**Task statement**
Filter these entries, keeping only lines that hold the word "code".

**Listed entries**
------------------------

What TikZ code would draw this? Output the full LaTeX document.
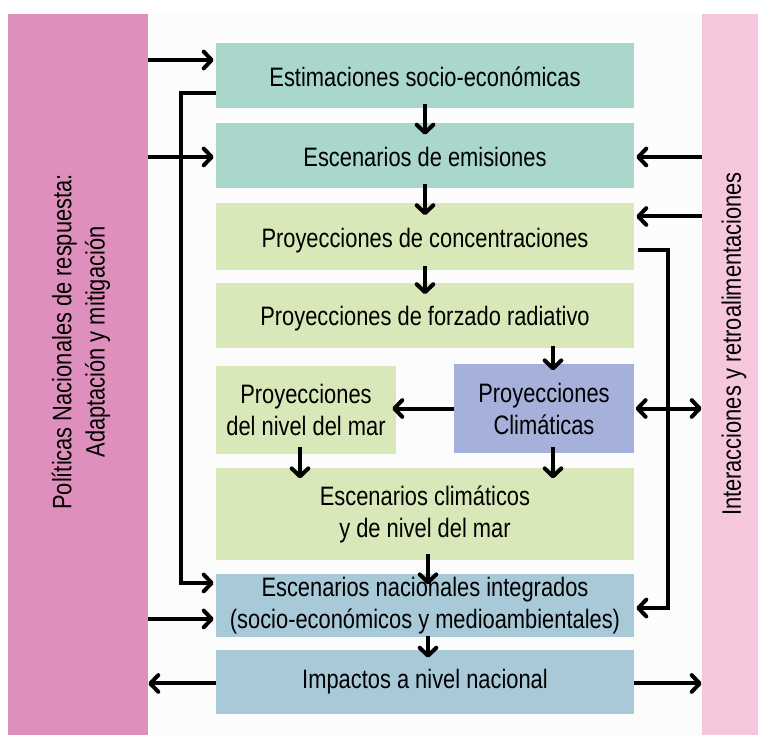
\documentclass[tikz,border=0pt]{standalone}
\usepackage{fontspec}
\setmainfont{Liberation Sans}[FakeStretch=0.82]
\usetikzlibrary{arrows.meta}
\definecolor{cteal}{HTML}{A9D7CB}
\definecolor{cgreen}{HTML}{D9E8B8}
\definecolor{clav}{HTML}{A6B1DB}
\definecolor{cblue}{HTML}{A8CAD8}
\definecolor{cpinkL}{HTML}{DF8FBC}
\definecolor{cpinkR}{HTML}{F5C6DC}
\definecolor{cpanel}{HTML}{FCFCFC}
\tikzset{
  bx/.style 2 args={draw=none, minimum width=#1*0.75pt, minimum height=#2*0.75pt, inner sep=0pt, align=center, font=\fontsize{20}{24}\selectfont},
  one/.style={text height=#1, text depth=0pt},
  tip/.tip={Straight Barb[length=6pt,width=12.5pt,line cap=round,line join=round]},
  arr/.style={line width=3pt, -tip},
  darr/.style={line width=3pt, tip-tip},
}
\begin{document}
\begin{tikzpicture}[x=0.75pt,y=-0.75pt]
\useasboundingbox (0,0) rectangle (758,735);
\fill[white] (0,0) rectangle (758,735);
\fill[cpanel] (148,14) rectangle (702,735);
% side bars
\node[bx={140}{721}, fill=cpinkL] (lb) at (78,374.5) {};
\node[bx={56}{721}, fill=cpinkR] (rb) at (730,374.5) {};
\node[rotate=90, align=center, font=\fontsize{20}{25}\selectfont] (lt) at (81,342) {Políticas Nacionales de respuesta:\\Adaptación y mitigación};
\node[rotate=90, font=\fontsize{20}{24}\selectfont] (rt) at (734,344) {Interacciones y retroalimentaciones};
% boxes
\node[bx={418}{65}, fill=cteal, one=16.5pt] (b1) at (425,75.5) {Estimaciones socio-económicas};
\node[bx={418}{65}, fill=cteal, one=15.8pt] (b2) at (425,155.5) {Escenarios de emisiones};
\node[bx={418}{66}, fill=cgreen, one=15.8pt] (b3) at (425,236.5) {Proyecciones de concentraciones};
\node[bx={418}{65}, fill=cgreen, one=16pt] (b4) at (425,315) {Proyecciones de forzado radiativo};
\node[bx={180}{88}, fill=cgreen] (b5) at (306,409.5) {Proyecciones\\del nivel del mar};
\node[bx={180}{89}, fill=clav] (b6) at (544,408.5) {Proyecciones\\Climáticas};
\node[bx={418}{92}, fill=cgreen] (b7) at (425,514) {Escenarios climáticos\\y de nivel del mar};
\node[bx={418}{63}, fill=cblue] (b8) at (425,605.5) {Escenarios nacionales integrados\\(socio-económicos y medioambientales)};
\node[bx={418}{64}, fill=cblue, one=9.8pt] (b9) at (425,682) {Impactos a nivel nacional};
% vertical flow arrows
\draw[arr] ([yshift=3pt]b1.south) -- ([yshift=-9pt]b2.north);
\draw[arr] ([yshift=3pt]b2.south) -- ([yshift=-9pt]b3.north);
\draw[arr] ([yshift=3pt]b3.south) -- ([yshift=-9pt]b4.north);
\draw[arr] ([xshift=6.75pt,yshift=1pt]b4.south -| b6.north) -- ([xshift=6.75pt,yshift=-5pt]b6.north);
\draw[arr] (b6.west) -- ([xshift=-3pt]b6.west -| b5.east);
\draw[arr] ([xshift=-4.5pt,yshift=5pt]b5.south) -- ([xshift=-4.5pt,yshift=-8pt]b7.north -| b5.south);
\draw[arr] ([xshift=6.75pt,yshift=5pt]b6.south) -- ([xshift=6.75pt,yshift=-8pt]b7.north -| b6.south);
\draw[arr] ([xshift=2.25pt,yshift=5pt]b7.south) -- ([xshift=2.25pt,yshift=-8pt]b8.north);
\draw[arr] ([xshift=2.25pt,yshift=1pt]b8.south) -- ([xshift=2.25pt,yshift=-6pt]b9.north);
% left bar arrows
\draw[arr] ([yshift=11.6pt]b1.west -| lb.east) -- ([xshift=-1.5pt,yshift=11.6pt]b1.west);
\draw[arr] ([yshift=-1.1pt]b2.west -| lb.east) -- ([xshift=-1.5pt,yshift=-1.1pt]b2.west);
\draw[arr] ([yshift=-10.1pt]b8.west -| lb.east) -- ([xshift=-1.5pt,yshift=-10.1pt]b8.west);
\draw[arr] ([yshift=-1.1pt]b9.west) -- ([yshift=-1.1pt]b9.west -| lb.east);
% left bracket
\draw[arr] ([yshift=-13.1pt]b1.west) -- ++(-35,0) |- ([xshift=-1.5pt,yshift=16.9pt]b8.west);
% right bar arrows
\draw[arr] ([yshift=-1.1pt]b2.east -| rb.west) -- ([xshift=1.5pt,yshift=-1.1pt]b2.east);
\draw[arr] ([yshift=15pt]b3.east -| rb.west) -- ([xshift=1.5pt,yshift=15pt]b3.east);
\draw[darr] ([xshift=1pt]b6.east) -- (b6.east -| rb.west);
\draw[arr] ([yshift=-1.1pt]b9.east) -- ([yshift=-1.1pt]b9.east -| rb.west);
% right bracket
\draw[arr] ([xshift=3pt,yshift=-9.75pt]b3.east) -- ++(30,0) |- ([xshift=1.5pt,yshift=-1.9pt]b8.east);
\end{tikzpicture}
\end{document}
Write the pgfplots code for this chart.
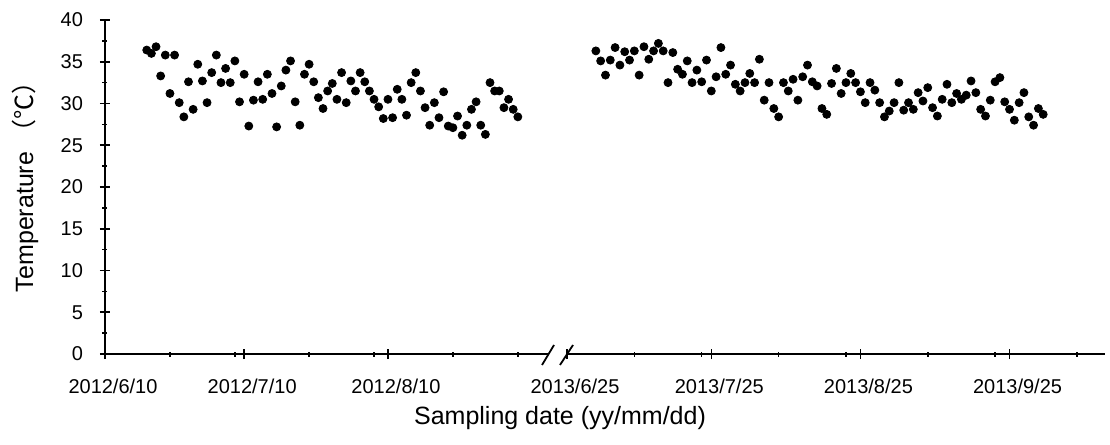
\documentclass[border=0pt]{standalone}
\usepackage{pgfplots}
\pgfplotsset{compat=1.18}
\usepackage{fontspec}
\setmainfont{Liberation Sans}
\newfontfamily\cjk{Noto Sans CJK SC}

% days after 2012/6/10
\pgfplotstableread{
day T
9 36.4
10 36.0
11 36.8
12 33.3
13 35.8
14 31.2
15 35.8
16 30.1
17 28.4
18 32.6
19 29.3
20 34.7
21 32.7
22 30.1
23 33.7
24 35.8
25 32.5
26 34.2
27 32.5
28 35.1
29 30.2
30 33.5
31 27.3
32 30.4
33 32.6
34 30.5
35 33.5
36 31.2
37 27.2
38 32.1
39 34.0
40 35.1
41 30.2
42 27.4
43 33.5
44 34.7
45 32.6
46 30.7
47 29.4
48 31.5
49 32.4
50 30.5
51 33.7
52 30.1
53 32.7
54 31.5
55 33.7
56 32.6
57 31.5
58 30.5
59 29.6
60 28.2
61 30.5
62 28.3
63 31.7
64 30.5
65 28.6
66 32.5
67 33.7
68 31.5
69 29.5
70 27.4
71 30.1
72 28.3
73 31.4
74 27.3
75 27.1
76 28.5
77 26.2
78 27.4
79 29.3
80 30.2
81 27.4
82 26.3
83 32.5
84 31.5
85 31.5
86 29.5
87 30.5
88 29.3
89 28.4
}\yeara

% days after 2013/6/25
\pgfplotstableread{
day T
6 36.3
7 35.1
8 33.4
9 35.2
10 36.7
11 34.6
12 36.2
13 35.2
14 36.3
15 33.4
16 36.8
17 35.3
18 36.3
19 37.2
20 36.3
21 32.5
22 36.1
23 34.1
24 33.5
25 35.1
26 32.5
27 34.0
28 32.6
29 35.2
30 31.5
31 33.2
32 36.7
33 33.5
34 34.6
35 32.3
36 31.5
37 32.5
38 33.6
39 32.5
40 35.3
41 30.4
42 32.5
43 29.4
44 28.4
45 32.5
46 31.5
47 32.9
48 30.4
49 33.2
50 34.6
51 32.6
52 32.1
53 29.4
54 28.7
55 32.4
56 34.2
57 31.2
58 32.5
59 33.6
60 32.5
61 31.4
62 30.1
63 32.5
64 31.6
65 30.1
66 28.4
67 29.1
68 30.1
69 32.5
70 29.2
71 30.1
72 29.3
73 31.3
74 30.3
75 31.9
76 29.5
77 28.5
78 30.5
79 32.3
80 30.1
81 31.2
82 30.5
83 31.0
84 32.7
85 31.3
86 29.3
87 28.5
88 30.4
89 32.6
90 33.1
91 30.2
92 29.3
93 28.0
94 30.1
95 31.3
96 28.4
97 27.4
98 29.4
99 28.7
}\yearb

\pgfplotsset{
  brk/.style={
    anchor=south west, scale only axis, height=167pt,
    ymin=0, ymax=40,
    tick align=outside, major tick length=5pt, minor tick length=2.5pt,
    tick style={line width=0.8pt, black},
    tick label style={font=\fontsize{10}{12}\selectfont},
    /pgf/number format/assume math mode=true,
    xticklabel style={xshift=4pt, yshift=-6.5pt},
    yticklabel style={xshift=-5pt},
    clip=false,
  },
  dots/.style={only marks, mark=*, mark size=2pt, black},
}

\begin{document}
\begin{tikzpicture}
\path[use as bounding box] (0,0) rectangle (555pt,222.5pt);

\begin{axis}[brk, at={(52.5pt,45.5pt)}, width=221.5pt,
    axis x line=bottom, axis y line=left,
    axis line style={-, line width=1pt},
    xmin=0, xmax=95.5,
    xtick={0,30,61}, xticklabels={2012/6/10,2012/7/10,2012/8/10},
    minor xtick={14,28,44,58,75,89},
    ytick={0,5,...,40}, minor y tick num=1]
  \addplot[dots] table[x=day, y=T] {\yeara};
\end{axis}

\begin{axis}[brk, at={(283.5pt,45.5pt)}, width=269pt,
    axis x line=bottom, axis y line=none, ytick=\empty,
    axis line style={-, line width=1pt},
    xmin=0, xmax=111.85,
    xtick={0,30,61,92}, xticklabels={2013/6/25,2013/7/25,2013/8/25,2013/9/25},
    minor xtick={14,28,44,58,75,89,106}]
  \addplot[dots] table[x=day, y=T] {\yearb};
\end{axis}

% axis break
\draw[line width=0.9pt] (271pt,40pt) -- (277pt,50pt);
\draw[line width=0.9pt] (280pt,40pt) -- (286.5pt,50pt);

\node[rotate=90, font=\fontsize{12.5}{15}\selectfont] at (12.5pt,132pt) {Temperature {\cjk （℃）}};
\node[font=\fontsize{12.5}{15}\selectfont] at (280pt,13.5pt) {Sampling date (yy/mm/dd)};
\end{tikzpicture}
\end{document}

------------------------

**Written answer**
What TikZ code would draw this? Output the full LaTeX document.
Write the pgfplots code for this chart.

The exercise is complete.